§ WORK TO BE COMPLETED:
Look through the lines and report how many include the word "this", giving nothing but the number.

§ SUPPLIED MATERIAL:

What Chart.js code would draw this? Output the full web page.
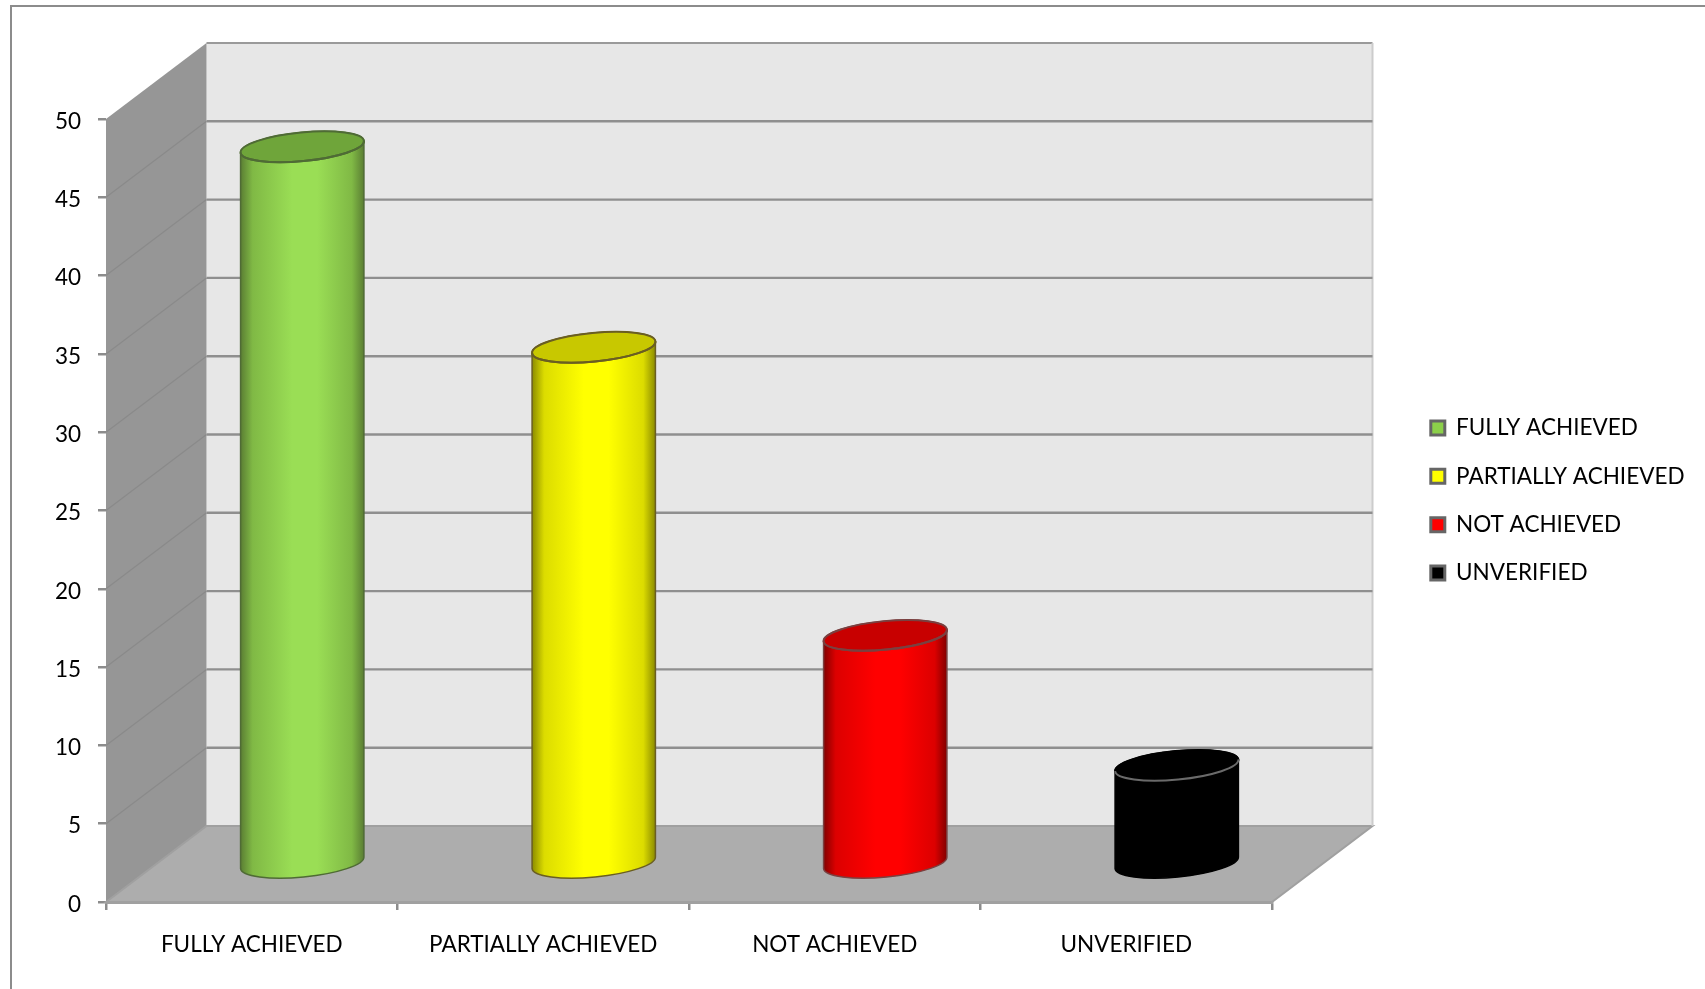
<!DOCTYPE html>
<html>
<head>
<meta charset="utf-8">
<style>
  html, body { margin: 0; padding: 0; background: #fff; overflow: hidden; }
  canvas { display: block; }
</style>
<script src="https://cdn.jsdelivr.net/npm/chart.js@4"></script>
</head>
<body>
<canvas id="myChart" width="1705" height="989"></canvas>
<script>
const categories = ['FULLY ACHIEVED', 'PARTIALLY ACHIEVED', 'NOT ACHIEVED', 'UNVERIFIED'];
const values = [45.8, 33, 14.6, 6.3];
const yTickStep = 5;
const yMax = 50;

const legendColors = ['#8cd04a', '#ffff00', '#ff0000', '#000000'];
const barColors = ['#9ade55', '#ffff00', '#ff0000', '#000000'];
const midColors = ['#80b945', '#dcdc00', '#dc0000', '#000000'];
const edgeColors = ['#5a7d33', '#8a8a00', '#800000', '#000000'];
const capColors = ['#6fa53a', '#c8c800', '#c80000', '#000000'];
const lineColors = ['#4f6b35', '#6a5e22', '#7a4040', '#6a6a6a'];
const rimColors = ['#4f6b35', '#6a5e22', '#7a4040', '#000000'];

// depth of the fake 3d box, in pixels
const depthX = 100.5;
const depthY = 76;
const ellipseRy = 14.3;
const ellipseTilt = -0.095;

// cylinder instead of the flat bar, the position still comes from the scales
Chart.BarElement.prototype.draw = function(ctx) {
    const {x, y, base, width} = this.getProps(['x', 'y', 'base', 'width']);
    const i = barColors.indexOf(this.options.backgroundColor);
    const cx = x + 50.5;
    const top = y - depthY / 2;
    const bottom = base - depthY / 2;
    const rx = width / 2;

    const grad = ctx.createLinearGradient(cx - rx, 0, cx + rx, 0);
    grad.addColorStop(0, edgeColors[i]);
    grad.addColorStop(0.1, midColors[i]);
    grad.addColorStop(0.42, barColors[i]);
    grad.addColorStop(0.62, barColors[i]);
    grad.addColorStop(0.9, midColors[i]);
    grad.addColorStop(1, edgeColors[i]);

    ctx.save();
    ctx.beginPath();
    ctx.ellipse(cx, bottom, rx, ellipseRy, ellipseTilt, 0, Math.PI);
    ctx.ellipse(cx, top, rx, ellipseRy, ellipseTilt, Math.PI, Math.PI * 2);
    ctx.closePath();
    ctx.fillStyle = grad;
    ctx.fill();
    ctx.strokeStyle = rimColors[i];
    ctx.lineWidth = 1.5;
    ctx.stroke();

    ctx.beginPath();
    ctx.ellipse(cx, top, rx, ellipseRy, ellipseTilt, 0, Math.PI * 2);
    ctx.fillStyle = capColors[i];
    ctx.fill();
    ctx.strokeStyle = rimColors[i];
    ctx.lineWidth = 2;
    ctx.stroke();
    // front half of the rim, the black bar only shows this one
    ctx.beginPath();
    ctx.ellipse(cx, top, rx, ellipseRy, ellipseTilt, 0, Math.PI);
    ctx.strokeStyle = lineColors[i];
    ctx.stroke();
    ctx.restore();
};

const box3d = {
    id: 'box3d',
    beforeDraw(chart) {
        const ctx = chart.ctx;
        // frame around the whole chart, it runs off the picture
        ctx.save();
        ctx.strokeStyle = '#8c8c8c';
        ctx.lineWidth = 2;
        ctx.strokeRect(11, 6, 1720, 1020);
        ctx.restore();
    },
    afterLayout(chart) {
        const legend = chart.legend;
        legend.left = 1405;
        legend.right = legend.left + legend.width;
        legend.top = 391;
        legend.bottom = legend.top + legend.height;
    },
    beforeDatasetsDraw(chart) {
        const ctx = chart.ctx;
        const area = chart.chartArea;
        const yScale = chart.scales.y;
        const y0 = yScale.getPixelForValue(0);
        const yTop = yScale.getPixelForValue(yMax);
        const l = area.left, r = area.right;

        ctx.save();
        // back wall
        ctx.fillStyle = '#e7e7e7';
        ctx.fillRect(l + depthX, yTop - depthY, r - l, y0 - yTop);
        // top edge of the back wall
        ctx.strokeStyle = '#9a9a9a';
        ctx.lineWidth = 2;
        ctx.beginPath();
        ctx.moveTo(l + depthX, yTop - depthY);
        ctx.lineTo(r + depthX, yTop - depthY);
        ctx.stroke();
        // left wall
        ctx.fillStyle = '#969696';
        ctx.beginPath();
        ctx.moveTo(l, y0);
        ctx.lineTo(l, yTop);
        ctx.lineTo(l + depthX, yTop - depthY);
        ctx.lineTo(l + depthX, y0 - depthY);
        ctx.closePath();
        ctx.fill();
        // floor
        ctx.fillStyle = '#adadad';
        ctx.beginPath();
        ctx.moveTo(l, y0);
        ctx.lineTo(l + depthX, y0 - depthY);
        ctx.lineTo(r + depthX, y0 - depthY);
        ctx.lineTo(r, y0);
        ctx.closePath();
        ctx.fill();
        ctx.strokeStyle = '#a0a0a0';
        ctx.lineWidth = 2;
        ctx.stroke();

        // right edge of the back wall
        ctx.strokeStyle = '#cccccc';
        ctx.lineWidth = 2;
        ctx.beginPath();
        ctx.moveTo(r + depthX, yTop - depthY);
        ctx.lineTo(r + depthX, y0 - depthY);
        ctx.stroke();

        // grid lines wrap around the left wall and the back wall
        yScale.ticks.forEach(t => {
            if (t.value === 0 || t.value === yMax) return;
            const py = yScale.getPixelForValue(t.value);
            ctx.strokeStyle = '#8a8a8a';
            ctx.lineWidth = 1.2;
            ctx.beginPath();
            ctx.moveTo(l, py);
            ctx.lineTo(l + depthX, py - depthY);
            ctx.stroke();
            ctx.strokeStyle = '#8f8f8f';
            ctx.lineWidth = 2.4;
            ctx.beginPath();
            ctx.moveTo(l + depthX, py - depthY);
            ctx.lineTo(r + depthX, py - depthY);
            ctx.stroke();
        });
        ctx.restore();
    }
};

const labelFont = {family: 'Lato', size: 22.5};

new Chart(document.getElementById('myChart').getContext('2d'), {
    type: 'bar',
    plugins: [box3d],
    data: {
        labels: categories,
        datasets: [{
            data: values,
            backgroundColor: barColors,
            borderColor: lineColors,
            barPercentage: 0.425,
            categoryPercentage: 1,
            clip: false
        }]
    },
    options: {
        responsive: false,
        animation: false,
        events: [],
        layout: {padding: {left: 0, top: 119, right: 433, bottom: 0}},
        scales: {
            x: {
                afterFit: s => { s.height = 87; },
                grid: {offset: true, drawOnChartArea: false, color: '#8c8c8c', lineWidth: 2.5, tickLength: 8},
                border: {color: '#a0a0a0', width: 3},
                ticks: {color: '#000', font: labelFont, padding: 21, maxRotation: 0}
            },
            y: {
                min: 0,
                max: yMax,
                afterFit: s => { s.width = 106; },
                grid: {drawOnChartArea: false, color: '#8c8c8c', lineWidth: 2.5, tickLength: 8},
                border: {color: '#969696', width: 1},
                ticks: {color: '#000', font: labelFont, padding: 17, stepSize: yTickStep, labelOffset: 2.5}
            }
        },
        plugins: {
            tooltip: {enabled: false},
            legend: {
                position: 'chartArea',
                align: 'start',
                labels: {
                    font: labelFont,
                    color: '#000',
                    boxWidth: 14,
                    boxHeight: 14,
                    padding: 25.8,
                    generateLabels: () => categories.map((c, i) => ({
                        text: c,
                        fillStyle: legendColors[i],
                        strokeStyle: '#666666',
                        lineWidth: 3,
                        index: i
                    }))
                }
            }
        }
    }
});
</script>
</body>
</html>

§ EXERCISE SOLUTION:
4